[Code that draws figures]
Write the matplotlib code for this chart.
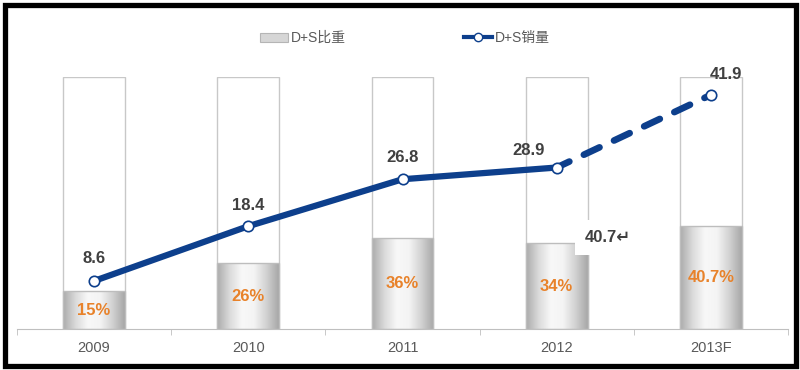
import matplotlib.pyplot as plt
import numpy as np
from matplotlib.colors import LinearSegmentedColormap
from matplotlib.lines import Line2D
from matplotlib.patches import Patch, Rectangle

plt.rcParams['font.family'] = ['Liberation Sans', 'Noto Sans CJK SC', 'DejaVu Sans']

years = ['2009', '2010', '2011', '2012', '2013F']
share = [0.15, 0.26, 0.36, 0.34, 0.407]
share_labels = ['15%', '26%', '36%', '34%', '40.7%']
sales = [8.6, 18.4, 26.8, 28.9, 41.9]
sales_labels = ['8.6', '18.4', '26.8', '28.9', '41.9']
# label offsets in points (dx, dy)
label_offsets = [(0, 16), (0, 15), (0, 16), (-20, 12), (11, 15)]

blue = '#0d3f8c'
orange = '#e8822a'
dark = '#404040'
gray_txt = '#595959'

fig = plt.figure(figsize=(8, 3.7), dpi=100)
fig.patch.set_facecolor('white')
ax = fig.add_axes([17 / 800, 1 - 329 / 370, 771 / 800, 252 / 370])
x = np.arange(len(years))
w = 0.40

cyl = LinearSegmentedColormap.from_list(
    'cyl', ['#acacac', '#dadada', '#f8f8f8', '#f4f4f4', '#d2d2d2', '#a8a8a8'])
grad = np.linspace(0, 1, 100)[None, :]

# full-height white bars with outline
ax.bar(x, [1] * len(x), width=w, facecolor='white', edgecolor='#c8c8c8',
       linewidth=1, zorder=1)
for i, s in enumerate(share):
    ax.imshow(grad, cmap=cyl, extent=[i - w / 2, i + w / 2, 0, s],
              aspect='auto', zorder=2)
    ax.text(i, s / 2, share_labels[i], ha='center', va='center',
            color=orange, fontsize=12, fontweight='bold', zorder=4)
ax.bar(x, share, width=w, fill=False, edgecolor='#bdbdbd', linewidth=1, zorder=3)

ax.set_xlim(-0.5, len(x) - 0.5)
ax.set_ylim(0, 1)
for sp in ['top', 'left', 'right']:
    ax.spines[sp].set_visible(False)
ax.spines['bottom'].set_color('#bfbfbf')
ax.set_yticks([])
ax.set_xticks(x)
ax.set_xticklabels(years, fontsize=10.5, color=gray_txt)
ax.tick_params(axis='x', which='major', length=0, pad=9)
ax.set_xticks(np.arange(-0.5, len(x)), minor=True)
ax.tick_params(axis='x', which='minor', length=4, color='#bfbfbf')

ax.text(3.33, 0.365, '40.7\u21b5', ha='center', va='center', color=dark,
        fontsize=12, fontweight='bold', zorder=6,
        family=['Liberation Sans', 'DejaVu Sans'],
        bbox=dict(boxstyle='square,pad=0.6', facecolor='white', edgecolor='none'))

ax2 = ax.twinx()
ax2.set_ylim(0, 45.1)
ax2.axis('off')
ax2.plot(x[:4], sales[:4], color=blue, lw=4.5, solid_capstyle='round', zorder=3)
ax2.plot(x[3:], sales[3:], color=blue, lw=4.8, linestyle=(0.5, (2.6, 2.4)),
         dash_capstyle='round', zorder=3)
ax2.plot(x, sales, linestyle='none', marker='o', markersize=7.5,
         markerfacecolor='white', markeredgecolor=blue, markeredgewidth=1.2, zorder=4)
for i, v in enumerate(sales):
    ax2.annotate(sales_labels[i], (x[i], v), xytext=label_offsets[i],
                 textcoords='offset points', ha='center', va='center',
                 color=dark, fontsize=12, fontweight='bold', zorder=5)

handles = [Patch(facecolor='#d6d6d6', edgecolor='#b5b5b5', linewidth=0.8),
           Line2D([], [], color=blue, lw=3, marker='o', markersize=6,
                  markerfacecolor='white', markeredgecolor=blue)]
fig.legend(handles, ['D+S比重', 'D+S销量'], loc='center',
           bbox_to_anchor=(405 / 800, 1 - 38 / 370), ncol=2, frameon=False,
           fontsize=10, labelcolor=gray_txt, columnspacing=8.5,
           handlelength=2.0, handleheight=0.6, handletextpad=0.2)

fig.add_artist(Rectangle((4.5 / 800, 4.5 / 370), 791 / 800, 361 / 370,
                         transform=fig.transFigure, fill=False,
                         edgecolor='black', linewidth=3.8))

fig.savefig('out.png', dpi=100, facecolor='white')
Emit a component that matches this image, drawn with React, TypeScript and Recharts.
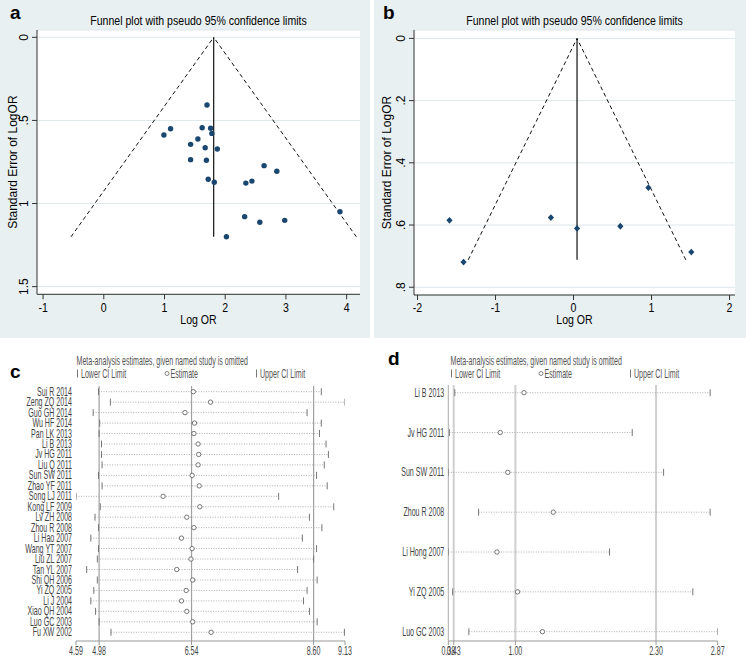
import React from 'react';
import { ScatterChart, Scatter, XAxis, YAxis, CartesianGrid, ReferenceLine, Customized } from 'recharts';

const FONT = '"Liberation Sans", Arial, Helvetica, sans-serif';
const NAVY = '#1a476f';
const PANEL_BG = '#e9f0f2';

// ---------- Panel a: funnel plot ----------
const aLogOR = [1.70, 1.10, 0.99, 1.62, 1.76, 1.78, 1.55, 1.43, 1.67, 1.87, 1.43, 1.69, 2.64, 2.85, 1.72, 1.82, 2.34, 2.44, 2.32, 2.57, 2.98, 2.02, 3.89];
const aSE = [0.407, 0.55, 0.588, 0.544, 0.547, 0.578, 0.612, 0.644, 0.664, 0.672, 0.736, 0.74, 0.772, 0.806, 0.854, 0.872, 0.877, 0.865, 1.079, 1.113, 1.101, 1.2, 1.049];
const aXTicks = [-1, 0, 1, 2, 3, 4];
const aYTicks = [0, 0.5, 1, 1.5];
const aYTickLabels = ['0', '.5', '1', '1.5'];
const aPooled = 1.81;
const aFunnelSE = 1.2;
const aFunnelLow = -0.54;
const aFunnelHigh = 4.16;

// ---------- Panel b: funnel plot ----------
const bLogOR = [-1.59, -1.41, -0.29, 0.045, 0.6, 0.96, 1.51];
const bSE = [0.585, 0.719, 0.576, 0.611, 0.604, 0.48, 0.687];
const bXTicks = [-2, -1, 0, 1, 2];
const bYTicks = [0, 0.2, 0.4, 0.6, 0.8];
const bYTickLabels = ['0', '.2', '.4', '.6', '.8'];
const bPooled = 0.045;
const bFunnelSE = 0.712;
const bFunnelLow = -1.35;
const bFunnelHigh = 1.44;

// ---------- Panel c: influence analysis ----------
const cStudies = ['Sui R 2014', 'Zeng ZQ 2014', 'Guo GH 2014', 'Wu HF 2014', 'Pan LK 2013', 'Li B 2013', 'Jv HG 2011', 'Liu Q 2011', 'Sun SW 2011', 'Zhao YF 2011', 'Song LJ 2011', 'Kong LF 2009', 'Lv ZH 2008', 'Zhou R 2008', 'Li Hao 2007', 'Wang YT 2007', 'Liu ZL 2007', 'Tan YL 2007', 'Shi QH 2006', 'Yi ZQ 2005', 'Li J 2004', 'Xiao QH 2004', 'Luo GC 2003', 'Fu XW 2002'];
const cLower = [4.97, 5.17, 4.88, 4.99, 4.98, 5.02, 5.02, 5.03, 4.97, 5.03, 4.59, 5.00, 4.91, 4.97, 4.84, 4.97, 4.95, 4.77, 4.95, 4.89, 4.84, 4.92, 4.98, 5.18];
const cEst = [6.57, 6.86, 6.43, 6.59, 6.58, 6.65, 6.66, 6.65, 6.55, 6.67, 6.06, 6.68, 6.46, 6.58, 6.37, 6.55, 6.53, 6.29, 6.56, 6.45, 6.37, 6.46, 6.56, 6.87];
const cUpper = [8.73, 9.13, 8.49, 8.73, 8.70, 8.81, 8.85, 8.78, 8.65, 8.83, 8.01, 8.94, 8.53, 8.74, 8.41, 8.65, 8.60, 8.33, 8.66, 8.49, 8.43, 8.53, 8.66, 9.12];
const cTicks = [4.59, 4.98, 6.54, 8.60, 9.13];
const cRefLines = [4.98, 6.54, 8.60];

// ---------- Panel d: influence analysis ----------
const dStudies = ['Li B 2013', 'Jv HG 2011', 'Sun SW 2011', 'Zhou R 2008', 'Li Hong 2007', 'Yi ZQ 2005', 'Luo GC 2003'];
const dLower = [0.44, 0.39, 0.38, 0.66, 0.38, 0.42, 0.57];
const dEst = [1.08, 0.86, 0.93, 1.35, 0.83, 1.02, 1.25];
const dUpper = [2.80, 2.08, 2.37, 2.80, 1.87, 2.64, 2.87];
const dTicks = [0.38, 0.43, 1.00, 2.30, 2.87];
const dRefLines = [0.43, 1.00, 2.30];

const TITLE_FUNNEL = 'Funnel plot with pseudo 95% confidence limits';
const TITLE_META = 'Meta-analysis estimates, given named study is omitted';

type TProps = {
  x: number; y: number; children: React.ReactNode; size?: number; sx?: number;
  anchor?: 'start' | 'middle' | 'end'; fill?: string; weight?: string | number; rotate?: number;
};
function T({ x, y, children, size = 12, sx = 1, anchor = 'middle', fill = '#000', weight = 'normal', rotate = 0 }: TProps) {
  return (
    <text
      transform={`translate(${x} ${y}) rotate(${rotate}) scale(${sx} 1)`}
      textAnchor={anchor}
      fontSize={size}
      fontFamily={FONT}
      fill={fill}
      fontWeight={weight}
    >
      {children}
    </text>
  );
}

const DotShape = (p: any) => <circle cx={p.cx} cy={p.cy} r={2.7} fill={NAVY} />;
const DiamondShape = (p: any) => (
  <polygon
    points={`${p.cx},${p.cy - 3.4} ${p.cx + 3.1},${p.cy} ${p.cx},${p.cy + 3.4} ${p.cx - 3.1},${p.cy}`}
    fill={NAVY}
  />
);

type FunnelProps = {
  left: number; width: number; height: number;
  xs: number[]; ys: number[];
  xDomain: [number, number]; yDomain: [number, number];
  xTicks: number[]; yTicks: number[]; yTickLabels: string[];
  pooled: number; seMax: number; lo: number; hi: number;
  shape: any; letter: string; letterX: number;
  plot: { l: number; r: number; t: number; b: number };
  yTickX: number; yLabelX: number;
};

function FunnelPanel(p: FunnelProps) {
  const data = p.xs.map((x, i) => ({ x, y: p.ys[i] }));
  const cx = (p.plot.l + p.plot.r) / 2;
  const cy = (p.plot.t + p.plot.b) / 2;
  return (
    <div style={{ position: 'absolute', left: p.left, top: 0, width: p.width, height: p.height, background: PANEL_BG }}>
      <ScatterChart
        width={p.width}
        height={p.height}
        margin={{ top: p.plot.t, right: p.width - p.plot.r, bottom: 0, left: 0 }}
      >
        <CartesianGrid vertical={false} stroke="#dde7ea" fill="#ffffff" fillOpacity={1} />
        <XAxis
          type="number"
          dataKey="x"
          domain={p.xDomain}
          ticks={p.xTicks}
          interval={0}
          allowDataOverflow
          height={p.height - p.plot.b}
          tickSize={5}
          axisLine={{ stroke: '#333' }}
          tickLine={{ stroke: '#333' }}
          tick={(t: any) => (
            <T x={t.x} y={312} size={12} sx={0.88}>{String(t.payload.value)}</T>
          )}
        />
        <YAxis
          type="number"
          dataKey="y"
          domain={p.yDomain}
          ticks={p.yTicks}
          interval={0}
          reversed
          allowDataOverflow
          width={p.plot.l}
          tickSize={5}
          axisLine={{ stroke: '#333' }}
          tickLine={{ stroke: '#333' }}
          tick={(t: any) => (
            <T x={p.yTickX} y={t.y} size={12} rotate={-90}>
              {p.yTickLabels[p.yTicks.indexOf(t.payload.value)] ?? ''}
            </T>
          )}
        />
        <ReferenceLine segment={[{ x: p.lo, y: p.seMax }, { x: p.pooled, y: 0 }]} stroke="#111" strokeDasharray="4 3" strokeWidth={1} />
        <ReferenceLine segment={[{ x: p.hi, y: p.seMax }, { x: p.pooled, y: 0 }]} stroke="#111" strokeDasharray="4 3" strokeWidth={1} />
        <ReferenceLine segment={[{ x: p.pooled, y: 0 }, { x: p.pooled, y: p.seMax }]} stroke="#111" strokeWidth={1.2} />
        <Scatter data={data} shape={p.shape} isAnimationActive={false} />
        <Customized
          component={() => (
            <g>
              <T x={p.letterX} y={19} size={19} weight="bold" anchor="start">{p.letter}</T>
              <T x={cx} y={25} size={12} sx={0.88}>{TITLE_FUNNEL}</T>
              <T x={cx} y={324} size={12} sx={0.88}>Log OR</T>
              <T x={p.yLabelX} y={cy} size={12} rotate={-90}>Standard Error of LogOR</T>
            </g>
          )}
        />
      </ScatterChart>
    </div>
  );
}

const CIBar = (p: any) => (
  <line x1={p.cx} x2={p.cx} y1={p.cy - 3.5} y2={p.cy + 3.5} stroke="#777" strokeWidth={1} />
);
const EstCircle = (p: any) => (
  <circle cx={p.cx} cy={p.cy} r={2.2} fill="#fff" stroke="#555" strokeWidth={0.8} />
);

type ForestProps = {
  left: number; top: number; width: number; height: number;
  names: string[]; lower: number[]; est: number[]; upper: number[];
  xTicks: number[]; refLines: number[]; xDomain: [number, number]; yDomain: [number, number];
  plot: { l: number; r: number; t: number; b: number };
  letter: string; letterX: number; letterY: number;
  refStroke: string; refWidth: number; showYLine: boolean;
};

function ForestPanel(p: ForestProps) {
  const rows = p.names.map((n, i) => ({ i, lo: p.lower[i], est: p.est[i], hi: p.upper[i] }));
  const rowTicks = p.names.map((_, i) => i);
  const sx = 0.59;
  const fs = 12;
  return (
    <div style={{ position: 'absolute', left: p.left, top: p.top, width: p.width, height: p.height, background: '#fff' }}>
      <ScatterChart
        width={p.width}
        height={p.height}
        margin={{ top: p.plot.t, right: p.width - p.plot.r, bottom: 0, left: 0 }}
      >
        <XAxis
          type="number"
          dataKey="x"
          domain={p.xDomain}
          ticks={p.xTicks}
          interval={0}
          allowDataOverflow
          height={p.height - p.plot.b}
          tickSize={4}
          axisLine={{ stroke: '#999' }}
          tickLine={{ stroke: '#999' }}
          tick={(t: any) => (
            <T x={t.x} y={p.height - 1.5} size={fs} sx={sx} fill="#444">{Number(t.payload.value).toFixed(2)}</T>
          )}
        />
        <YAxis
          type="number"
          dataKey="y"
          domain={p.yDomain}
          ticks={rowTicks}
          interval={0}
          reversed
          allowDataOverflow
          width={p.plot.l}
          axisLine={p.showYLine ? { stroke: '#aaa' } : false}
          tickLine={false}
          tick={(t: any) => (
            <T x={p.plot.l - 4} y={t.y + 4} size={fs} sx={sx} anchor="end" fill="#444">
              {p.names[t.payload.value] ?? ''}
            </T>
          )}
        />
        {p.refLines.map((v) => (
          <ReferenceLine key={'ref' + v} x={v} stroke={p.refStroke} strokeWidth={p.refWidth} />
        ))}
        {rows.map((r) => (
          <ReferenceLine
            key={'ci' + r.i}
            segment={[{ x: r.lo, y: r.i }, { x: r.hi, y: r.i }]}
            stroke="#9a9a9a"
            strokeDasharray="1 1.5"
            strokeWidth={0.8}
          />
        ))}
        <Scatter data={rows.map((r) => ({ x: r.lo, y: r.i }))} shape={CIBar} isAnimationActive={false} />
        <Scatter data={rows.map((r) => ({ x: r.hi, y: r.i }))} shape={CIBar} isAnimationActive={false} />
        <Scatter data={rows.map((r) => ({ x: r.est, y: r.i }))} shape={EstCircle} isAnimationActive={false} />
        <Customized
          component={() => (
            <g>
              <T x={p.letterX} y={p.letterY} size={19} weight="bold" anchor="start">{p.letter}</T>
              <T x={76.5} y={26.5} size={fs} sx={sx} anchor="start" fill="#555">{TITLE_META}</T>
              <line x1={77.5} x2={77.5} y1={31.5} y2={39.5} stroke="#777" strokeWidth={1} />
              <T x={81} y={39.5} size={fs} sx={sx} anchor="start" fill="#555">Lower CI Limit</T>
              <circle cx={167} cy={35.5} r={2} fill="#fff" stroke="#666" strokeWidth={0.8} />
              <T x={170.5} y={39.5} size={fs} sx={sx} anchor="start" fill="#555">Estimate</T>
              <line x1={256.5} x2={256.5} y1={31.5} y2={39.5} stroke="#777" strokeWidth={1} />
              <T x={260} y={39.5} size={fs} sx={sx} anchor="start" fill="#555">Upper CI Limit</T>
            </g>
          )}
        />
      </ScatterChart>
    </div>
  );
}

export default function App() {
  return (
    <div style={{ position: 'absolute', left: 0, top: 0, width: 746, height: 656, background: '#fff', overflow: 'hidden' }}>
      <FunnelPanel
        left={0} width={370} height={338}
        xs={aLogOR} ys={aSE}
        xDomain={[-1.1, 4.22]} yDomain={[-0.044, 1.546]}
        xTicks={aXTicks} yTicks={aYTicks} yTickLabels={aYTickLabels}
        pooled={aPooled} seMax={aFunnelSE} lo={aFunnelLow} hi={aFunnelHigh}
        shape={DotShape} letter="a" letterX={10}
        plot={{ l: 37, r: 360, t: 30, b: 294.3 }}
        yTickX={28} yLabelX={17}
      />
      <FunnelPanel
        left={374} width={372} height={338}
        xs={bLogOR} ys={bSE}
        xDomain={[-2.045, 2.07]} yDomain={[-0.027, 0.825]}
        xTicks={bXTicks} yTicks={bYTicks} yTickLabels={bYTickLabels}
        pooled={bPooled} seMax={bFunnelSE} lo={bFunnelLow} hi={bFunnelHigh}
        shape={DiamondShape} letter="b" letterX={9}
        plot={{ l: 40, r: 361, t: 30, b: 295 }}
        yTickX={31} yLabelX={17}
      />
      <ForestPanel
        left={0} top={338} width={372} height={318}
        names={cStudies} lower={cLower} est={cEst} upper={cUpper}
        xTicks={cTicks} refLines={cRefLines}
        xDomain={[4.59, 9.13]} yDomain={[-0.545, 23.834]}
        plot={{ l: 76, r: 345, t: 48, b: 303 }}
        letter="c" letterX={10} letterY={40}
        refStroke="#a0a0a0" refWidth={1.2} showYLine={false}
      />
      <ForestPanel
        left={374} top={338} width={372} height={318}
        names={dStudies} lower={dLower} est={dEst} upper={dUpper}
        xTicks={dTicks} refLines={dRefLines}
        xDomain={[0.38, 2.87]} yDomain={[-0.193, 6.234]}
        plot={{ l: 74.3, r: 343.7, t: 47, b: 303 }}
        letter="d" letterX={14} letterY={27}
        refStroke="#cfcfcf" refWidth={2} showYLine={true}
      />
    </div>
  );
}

- **Exercise objective**: The lines from the start of the data through the line that contains "edgecolor='#bdbdbd', linewidth=1, zorder=3)" are to be returned exactly, please, with both ends included and every picture left out.

- **Exercise response**:
Write the matplotlib code for this chart.
import matplotlib.pyplot as plt
import numpy as np
from matplotlib.colors import LinearSegmentedColormap
from matplotlib.lines import Line2D
from matplotlib.patches import Patch, Rectangle

plt.rcParams['font.family'] = ['Liberation Sans', 'Noto Sans CJK SC', 'DejaVu Sans']

years = ['2009', '2010', '2011', '2012', '2013F']
share = [0.15, 0.26, 0.36, 0.34, 0.407]
share_labels = ['15%', '26%', '36%', '34%', '40.7%']
sales = [8.6, 18.4, 26.8, 28.9, 41.9]
sales_labels = ['8.6', '18.4', '26.8', '28.9', '41.9']
# label offsets in points (dx, dy)
label_offsets = [(0, 16), (0, 15), (0, 16), (-20, 12), (11, 15)]

blue = '#0d3f8c'
orange = '#e8822a'
dark = '#404040'
gray_txt = '#595959'

fig = plt.figure(figsize=(8, 3.7), dpi=100)
fig.patch.set_facecolor('white')
ax = fig.add_axes([17 / 800, 1 - 329 / 370, 771 / 800, 252 / 370])
x = np.arange(len(years))
w = 0.40

cyl = LinearSegmentedColormap.from_list(
    'cyl', ['#acacac', '#dadada', '#f8f8f8', '#f4f4f4', '#d2d2d2', '#a8a8a8'])
grad = np.linspace(0, 1, 100)[None, :]

# full-height white bars with outline
ax.bar(x, [1] * len(x), width=w, facecolor='white', edgecolor='#c8c8c8',
       linewidth=1, zorder=1)
for i, s in enumerate(share):
    ax.imshow(grad, cmap=cyl, extent=[i - w / 2, i + w / 2, 0, s],
              aspect='auto', zorder=2)
    ax.text(i, s / 2, share_labels[i], ha='center', va='center',
            color=orange, fontsize=12, fontweight='bold', zorder=4)
ax.bar(x, share, width=w, fill=False, edgecolor='#bdbdbd', linewidth=1, zorder=3)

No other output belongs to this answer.